It can be said that Rube Goldberg was quite the jack-of-all-trades during his lifetime. After all, he was a cartoonist, an engineer, an inventor, a sculptor, and a writer. As a writer, he was credited for having written essays, plays, and even poetry. For a time, he also dabbled in playing vaudeville, combining it with stand-up comedy and fortune telling.
However, his claim to fame, and perhaps what can be regarded as his most significant legacy to the world, was the satirical cartoons illustrating human idiosyncrasies ranging from the powerful to the mundane. In particular, the way he depicted technology poked fun at the way human beings tend to utilize modern machines to complicate, rather than simplify, life. It would be safe to say that the life and work of Rube Goldberg was art, humor, and irony rolled into one.
Although he was popularly known as Rube Goldberg, he was born Reuben Garret Lucius Goldberg in San Francisco, California on the fourth of July in 1883. Both of his parents, Max and Hannah Goldberg, were German Jewish immigrants. Rube was a middle child, having been the second of the four Goldberg children. He had an older brother named Garrett and two younger siblings Walter and Lillian.

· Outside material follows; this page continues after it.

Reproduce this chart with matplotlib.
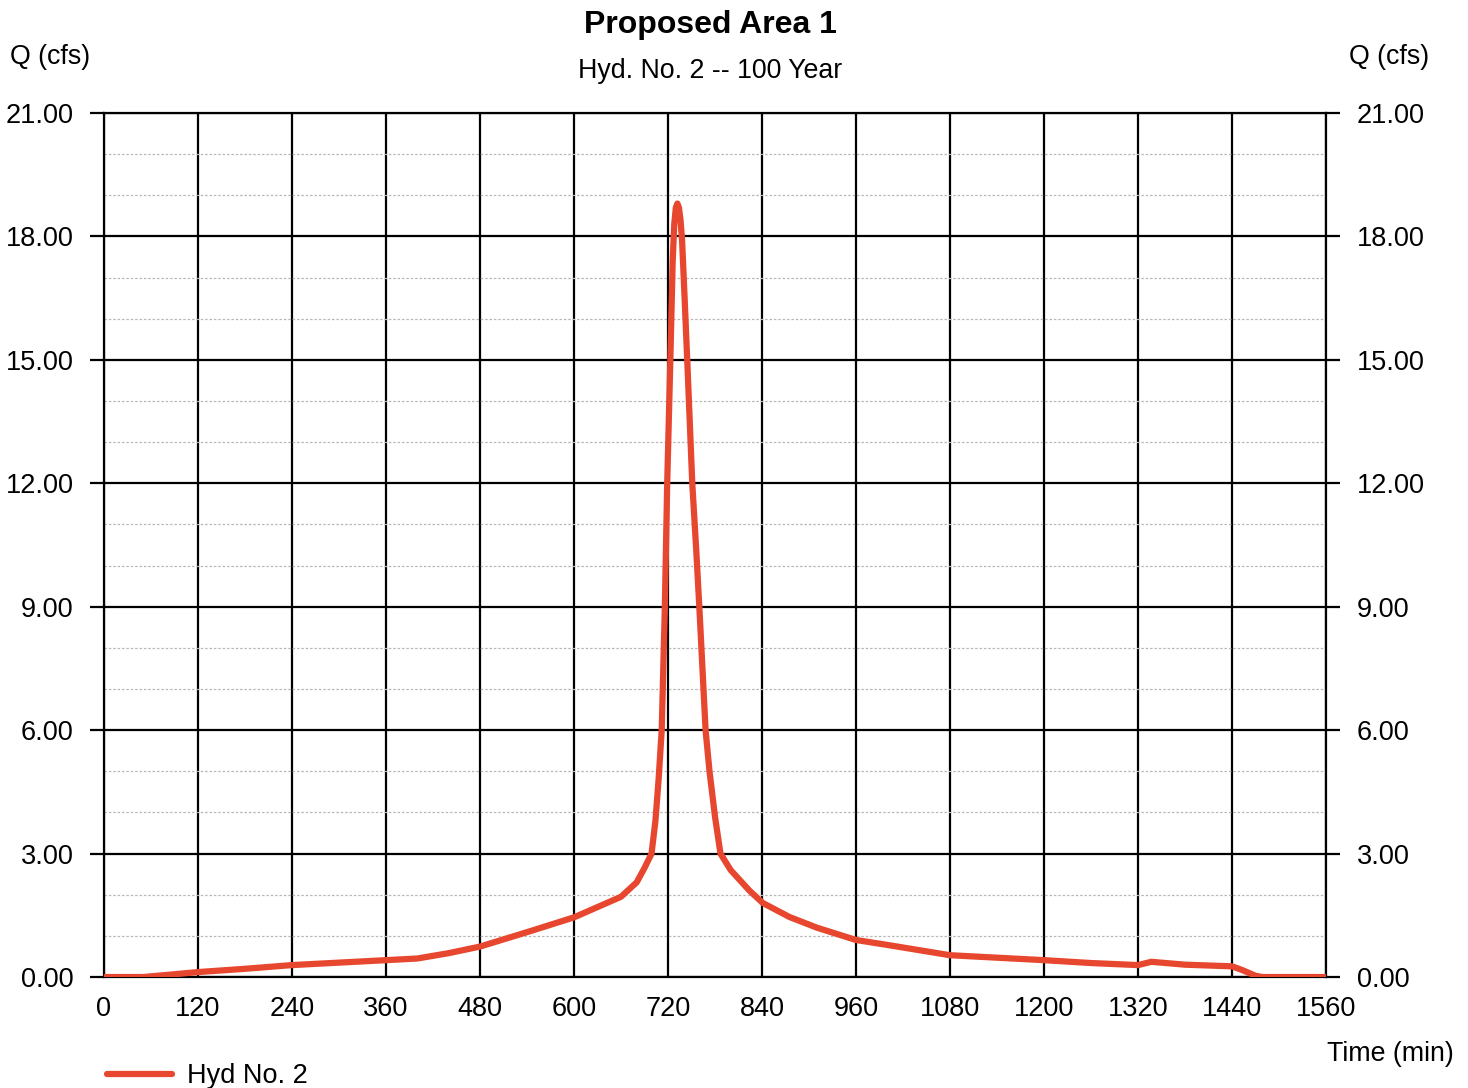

The young Rube Goldberg had shown a strong affinity for the arts at a very early age. At four years old, he spent most of his time creating things with his hand and tracing drawings from the book “History of the United States.” His passion for drawing had nearly developed into a fixation by the time he was eight years old. He was tracing illustrations from books and every printed material he could find, including the dailies and even calendars. As a young boy, he would lend a hand in working his friend’s magazine delivery route and take great pleasure in smelling the ink on the pages. In fact, Rube Goldberg was quoted as having said, “The pungent aroma gave me a greater thrill than inhaling the fragrance of the most exquisite perfume." In general, Rube thought of his childhood memories to be happy and not as complicated as the machines he would draw later on.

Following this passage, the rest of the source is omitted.